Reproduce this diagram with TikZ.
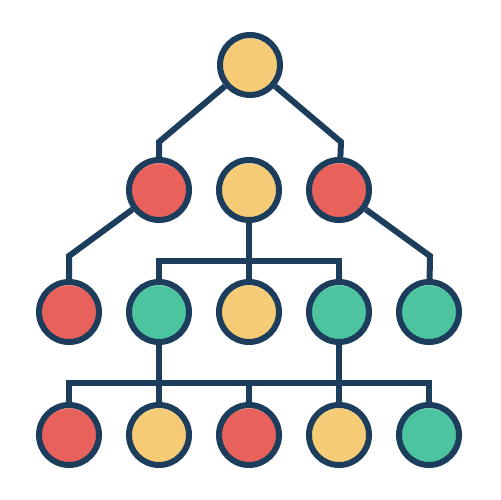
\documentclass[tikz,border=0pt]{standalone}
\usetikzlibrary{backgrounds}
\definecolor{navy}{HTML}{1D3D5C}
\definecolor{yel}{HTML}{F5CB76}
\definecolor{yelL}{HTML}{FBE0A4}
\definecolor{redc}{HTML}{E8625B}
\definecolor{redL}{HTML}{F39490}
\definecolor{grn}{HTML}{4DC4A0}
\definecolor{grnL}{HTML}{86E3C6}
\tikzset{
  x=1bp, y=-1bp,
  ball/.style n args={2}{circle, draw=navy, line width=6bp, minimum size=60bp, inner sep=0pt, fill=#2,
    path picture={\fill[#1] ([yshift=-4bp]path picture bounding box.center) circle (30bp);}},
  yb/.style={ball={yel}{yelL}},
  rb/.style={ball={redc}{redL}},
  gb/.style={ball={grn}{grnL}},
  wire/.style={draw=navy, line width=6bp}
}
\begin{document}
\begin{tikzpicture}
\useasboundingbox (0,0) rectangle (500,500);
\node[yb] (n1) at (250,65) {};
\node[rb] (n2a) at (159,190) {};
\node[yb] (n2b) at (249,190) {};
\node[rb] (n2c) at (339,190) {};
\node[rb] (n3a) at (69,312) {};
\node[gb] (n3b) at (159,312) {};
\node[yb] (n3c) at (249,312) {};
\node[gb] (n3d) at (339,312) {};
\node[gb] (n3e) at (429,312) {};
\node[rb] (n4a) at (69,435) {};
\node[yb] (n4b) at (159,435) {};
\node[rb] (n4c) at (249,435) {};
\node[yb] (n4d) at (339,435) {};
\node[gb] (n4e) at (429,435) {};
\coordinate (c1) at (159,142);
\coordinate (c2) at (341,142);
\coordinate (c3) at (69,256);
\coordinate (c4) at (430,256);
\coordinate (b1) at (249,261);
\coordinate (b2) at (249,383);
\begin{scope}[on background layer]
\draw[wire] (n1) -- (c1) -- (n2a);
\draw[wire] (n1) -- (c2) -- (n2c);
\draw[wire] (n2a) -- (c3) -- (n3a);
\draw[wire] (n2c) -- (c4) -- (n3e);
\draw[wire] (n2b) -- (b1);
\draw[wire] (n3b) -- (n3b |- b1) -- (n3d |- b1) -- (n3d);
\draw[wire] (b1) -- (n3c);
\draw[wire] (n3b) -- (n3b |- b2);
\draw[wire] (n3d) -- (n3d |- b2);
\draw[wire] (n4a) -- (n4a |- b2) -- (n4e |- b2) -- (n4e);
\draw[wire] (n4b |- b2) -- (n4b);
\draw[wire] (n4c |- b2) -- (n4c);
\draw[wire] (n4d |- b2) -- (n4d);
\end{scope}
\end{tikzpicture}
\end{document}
---
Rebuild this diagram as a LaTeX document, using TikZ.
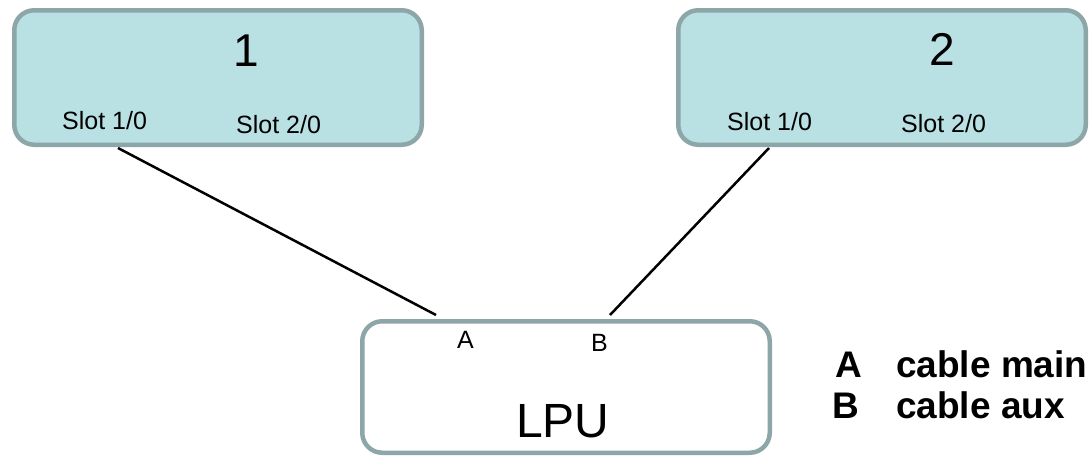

**Task**
What is the number of lines in these records that contain "diagram"? Reply with the number only.

**Exercise solution**
2